* Material provided
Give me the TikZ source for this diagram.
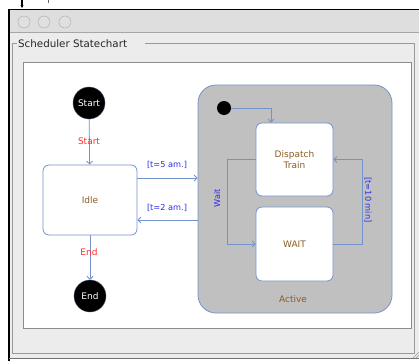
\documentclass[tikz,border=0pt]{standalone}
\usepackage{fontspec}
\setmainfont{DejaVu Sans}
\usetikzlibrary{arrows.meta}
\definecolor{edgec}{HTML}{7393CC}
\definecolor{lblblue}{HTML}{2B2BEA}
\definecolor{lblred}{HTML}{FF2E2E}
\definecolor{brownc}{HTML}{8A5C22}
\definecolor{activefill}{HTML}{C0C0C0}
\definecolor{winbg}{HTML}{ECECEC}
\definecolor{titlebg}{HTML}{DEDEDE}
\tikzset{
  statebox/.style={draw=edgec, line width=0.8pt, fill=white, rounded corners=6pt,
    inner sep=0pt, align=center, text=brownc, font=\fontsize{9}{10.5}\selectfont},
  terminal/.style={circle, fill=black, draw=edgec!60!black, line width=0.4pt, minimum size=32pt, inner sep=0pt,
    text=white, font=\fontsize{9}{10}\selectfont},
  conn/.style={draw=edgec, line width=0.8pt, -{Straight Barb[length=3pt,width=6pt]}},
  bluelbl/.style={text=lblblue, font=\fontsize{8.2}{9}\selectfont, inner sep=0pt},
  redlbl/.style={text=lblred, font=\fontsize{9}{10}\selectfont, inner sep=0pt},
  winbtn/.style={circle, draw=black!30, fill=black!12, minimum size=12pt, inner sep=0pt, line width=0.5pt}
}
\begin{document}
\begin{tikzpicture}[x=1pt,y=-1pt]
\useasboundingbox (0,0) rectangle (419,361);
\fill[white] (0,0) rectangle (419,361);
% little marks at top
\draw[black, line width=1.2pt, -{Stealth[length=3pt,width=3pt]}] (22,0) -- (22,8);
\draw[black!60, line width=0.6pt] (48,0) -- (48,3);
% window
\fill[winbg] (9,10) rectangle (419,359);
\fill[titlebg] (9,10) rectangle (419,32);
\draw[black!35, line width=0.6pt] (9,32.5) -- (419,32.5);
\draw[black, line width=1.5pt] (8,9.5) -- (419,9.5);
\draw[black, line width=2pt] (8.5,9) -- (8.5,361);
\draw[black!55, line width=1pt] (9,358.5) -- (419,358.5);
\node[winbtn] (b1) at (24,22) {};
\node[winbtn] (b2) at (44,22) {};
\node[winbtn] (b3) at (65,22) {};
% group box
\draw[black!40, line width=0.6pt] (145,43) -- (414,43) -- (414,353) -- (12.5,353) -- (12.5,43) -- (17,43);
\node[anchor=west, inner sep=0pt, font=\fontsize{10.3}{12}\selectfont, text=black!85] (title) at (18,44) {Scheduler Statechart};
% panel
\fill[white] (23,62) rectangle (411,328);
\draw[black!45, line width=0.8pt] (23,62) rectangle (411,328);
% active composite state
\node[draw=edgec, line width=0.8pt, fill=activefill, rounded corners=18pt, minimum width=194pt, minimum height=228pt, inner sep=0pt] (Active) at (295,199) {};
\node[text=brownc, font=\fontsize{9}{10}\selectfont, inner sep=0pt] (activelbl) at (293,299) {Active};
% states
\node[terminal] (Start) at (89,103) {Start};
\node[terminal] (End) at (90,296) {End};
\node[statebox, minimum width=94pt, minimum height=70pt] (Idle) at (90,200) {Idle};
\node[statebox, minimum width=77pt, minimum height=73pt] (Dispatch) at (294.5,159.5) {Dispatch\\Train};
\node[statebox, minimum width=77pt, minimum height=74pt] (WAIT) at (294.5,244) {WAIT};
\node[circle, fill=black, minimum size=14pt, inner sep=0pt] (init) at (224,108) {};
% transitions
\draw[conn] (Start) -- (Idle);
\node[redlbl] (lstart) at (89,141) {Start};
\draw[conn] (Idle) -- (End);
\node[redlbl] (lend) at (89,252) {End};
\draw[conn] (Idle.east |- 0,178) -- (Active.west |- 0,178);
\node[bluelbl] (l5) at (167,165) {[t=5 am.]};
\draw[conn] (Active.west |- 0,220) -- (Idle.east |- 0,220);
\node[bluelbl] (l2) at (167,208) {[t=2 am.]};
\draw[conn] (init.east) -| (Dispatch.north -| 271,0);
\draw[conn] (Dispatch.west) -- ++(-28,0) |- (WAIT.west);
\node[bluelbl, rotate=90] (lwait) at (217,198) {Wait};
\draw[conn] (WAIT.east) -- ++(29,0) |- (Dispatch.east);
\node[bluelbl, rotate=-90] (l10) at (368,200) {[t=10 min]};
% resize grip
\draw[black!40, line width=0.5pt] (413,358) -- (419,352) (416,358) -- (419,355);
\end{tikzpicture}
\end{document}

* Short task
Output the data above without changes, apart from leaving out the pictures.

* Output below
Give me the TikZ source for this diagram.
\documentclass[tikz,border=0pt]{standalone}
\usepackage{fontspec}
\setmainfont{DejaVu Sans}
\usetikzlibrary{arrows.meta}
\definecolor{edgec}{HTML}{7393CC}
\definecolor{lblblue}{HTML}{2B2BEA}
\definecolor{lblred}{HTML}{FF2E2E}
\definecolor{brownc}{HTML}{8A5C22}
\definecolor{activefill}{HTML}{C0C0C0}
\definecolor{winbg}{HTML}{ECECEC}
\definecolor{titlebg}{HTML}{DEDEDE}
\tikzset{
  statebox/.style={draw=edgec, line width=0.8pt, fill=white, rounded corners=6pt,
    inner sep=0pt, align=center, text=brownc, font=\fontsize{9}{10.5}\selectfont},
  terminal/.style={circle, fill=black, draw=edgec!60!black, line width=0.4pt, minimum size=32pt, inner sep=0pt,
    text=white, font=\fontsize{9}{10}\selectfont},
  conn/.style={draw=edgec, line width=0.8pt, -{Straight Barb[length=3pt,width=6pt]}},
  bluelbl/.style={text=lblblue, font=\fontsize{8.2}{9}\selectfont, inner sep=0pt},
  redlbl/.style={text=lblred, font=\fontsize{9}{10}\selectfont, inner sep=0pt},
  winbtn/.style={circle, draw=black!30, fill=black!12, minimum size=12pt, inner sep=0pt, line width=0.5pt}
}
\begin{document}
\begin{tikzpicture}[x=1pt,y=-1pt]
\useasboundingbox (0,0) rectangle (419,361);
\fill[white] (0,0) rectangle (419,361);
% little marks at top
\draw[black, line width=1.2pt, -{Stealth[length=3pt,width=3pt]}] (22,0) -- (22,8);
\draw[black!60, line width=0.6pt] (48,0) -- (48,3);
% window
\fill[winbg] (9,10) rectangle (419,359);
\fill[titlebg] (9,10) rectangle (419,32);
\draw[black!35, line width=0.6pt] (9,32.5) -- (419,32.5);
\draw[black, line width=1.5pt] (8,9.5) -- (419,9.5);
\draw[black, line width=2pt] (8.5,9) -- (8.5,361);
\draw[black!55, line width=1pt] (9,358.5) -- (419,358.5);
\node[winbtn] (b1) at (24,22) {};
\node[winbtn] (b2) at (44,22) {};
\node[winbtn] (b3) at (65,22) {};
% group box
\draw[black!40, line width=0.6pt] (145,43) -- (414,43) -- (414,353) -- (12.5,353) -- (12.5,43) -- (17,43);
\node[anchor=west, inner sep=0pt, font=\fontsize{10.3}{12}\selectfont, text=black!85] (title) at (18,44) {Scheduler Statechart};
% panel
\fill[white] (23,62) rectangle (411,328);
\draw[black!45, line width=0.8pt] (23,62) rectangle (411,328);
% active composite state
\node[draw=edgec, line width=0.8pt, fill=activefill, rounded corners=18pt, minimum width=194pt, minimum height=228pt, inner sep=0pt] (Active) at (295,199) {};
\node[text=brownc, font=\fontsize{9}{10}\selectfont, inner sep=0pt] (activelbl) at (293,299) {Active};
% states
\node[terminal] (Start) at (89,103) {Start};
\node[terminal] (End) at (90,296) {End};
\node[statebox, minimum width=94pt, minimum height=70pt] (Idle) at (90,200) {Idle};
\node[statebox, minimum width=77pt, minimum height=73pt] (Dispatch) at (294.5,159.5) {Dispatch\\Train};
\node[statebox, minimum width=77pt, minimum height=74pt] (WAIT) at (294.5,244) {WAIT};
\node[circle, fill=black, minimum size=14pt, inner sep=0pt] (init) at (224,108) {};
% transitions
\draw[conn] (Start) -- (Idle);
\node[redlbl] (lstart) at (89,141) {Start};
\draw[conn] (Idle) -- (End);
\node[redlbl] (lend) at (89,252) {End};
\draw[conn] (Idle.east |- 0,178) -- (Active.west |- 0,178);
\node[bluelbl] (l5) at (167,165) {[t=5 am.]};
\draw[conn] (Active.west |- 0,220) -- (Idle.east |- 0,220);
\node[bluelbl] (l2) at (167,208) {[t=2 am.]};
\draw[conn] (init.east) -| (Dispatch.north -| 271,0);
\draw[conn] (Dispatch.west) -- ++(-28,0) |- (WAIT.west);
\node[bluelbl, rotate=90] (lwait) at (217,198) {Wait};
\draw[conn] (WAIT.east) -- ++(29,0) |- (Dispatch.east);
\node[bluelbl, rotate=-90] (l10) at (368,200) {[t=10 min]};
% resize grip
\draw[black!40, line width=0.5pt] (413,358) -- (419,352) (416,358) -- (419,355);
\end{tikzpicture}
\end{document}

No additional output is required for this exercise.